**Objective**
Extract the lines from the start through the line that holds "1.02, 1.04, 1.06, 1.08, 1.10, 1.12, 1.14, 1.16, 1.18, 1.20]", both included, omitting all images.

**Raw data**
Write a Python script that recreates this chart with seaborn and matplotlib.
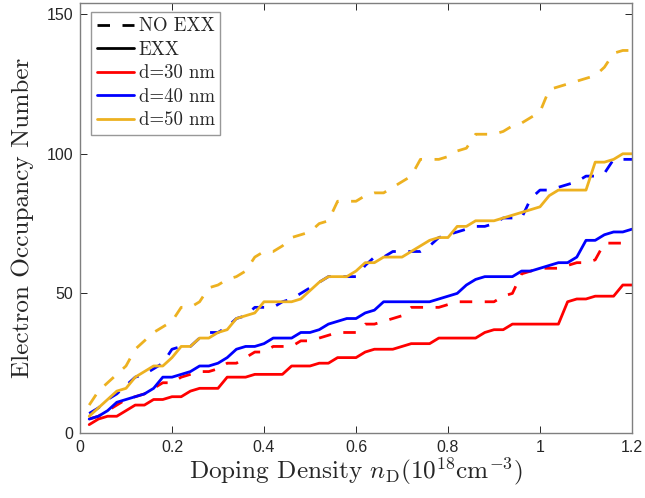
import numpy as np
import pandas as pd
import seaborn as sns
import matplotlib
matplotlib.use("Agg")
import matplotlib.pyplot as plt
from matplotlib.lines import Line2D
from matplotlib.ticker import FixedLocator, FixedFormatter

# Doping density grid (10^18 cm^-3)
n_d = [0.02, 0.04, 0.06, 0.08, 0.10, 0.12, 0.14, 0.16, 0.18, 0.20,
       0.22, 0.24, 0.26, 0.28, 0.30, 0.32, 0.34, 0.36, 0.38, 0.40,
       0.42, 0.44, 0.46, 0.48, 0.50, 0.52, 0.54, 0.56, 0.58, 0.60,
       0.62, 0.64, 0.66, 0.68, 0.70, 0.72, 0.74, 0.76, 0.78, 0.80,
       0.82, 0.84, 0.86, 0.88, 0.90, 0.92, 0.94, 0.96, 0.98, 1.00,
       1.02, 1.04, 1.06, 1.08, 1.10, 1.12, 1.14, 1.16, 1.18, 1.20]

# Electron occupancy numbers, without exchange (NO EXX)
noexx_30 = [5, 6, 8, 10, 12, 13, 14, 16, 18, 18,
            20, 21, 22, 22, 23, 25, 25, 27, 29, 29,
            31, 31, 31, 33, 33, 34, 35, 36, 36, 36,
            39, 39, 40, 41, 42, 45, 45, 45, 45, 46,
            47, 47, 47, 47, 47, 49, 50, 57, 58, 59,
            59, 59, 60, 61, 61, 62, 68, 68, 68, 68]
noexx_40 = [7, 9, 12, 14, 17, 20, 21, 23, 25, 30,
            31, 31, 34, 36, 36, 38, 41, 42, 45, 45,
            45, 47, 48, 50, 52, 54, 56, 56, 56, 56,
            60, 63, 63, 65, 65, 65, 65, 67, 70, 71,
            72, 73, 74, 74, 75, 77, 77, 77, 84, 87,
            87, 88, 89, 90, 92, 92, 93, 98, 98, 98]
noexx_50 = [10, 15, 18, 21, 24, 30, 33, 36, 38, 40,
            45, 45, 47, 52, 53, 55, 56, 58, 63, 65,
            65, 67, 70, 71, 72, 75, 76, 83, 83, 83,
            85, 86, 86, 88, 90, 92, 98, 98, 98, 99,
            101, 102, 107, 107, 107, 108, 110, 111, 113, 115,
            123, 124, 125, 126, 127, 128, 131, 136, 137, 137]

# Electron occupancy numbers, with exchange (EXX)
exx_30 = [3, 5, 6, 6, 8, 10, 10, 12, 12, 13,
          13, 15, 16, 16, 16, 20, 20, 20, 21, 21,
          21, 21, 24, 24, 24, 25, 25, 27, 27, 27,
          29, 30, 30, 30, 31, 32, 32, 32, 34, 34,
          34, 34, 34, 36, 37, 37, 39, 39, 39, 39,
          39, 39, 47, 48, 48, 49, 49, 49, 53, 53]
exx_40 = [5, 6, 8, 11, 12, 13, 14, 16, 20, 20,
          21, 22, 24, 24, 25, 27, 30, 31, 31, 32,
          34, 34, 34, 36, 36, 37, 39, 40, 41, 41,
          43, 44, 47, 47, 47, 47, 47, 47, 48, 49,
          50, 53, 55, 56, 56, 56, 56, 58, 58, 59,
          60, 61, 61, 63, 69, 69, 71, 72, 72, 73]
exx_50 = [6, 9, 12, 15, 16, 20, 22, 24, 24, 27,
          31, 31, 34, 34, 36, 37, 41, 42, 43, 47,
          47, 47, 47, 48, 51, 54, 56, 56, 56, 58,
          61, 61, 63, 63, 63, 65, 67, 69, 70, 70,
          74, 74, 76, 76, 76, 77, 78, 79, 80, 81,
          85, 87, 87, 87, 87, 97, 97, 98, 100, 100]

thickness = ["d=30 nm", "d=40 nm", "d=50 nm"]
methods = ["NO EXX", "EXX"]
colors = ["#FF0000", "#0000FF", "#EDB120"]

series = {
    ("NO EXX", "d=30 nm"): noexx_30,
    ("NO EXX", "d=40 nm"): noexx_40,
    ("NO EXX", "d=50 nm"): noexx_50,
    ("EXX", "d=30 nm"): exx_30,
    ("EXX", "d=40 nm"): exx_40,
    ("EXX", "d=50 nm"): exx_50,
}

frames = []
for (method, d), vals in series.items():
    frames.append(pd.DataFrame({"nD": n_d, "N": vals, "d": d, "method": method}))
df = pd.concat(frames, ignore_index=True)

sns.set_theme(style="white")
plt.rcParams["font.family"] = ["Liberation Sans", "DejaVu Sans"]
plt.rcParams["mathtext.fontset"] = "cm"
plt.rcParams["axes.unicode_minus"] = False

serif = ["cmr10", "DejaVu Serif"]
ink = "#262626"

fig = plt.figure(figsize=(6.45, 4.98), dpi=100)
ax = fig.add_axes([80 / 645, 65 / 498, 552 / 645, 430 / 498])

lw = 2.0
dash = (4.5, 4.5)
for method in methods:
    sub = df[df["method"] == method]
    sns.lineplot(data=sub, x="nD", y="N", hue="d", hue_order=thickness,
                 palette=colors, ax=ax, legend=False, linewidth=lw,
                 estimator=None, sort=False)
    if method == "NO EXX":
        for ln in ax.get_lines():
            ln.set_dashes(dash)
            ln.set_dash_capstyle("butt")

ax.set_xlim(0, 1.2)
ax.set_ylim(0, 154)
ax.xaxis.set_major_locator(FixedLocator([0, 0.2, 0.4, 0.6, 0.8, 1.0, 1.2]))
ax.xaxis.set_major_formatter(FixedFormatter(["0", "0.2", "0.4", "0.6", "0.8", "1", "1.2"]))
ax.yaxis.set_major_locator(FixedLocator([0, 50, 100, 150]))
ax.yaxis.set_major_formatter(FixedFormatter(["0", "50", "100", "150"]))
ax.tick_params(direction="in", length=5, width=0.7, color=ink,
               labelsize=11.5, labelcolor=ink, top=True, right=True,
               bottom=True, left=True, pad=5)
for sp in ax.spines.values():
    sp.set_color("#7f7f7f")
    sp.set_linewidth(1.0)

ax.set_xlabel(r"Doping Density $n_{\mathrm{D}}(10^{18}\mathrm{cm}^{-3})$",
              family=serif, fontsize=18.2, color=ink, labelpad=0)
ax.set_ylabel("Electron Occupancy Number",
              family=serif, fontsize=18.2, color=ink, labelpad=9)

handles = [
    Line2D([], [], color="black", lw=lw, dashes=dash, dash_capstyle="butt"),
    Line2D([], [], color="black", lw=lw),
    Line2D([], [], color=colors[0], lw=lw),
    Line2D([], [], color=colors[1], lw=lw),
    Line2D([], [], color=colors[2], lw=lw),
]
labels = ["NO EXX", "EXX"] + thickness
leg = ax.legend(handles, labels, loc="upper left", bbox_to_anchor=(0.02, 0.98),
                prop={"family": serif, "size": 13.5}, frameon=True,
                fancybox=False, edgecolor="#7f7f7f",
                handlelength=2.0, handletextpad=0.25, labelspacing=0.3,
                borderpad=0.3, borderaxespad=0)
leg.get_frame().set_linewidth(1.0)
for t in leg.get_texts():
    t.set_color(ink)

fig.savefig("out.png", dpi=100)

**Solution for this problem**
Write a Python script that recreates this chart with seaborn and matplotlib.
import numpy as np
import pandas as pd
import seaborn as sns
import matplotlib
matplotlib.use("Agg")
import matplotlib.pyplot as plt
from matplotlib.lines import Line2D
from matplotlib.ticker import FixedLocator, FixedFormatter

# Doping density grid (10^18 cm^-3)
n_d = [0.02, 0.04, 0.06, 0.08, 0.10, 0.12, 0.14, 0.16, 0.18, 0.20,
       0.22, 0.24, 0.26, 0.28, 0.30, 0.32, 0.34, 0.36, 0.38, 0.40,
       0.42, 0.44, 0.46, 0.48, 0.50, 0.52, 0.54, 0.56, 0.58, 0.60,
       0.62, 0.64, 0.66, 0.68, 0.70, 0.72, 0.74, 0.76, 0.78, 0.80,
       0.82, 0.84, 0.86, 0.88, 0.90, 0.92, 0.94, 0.96, 0.98, 1.00,
       1.02, 1.04, 1.06, 1.08, 1.10, 1.12, 1.14, 1.16, 1.18, 1.20]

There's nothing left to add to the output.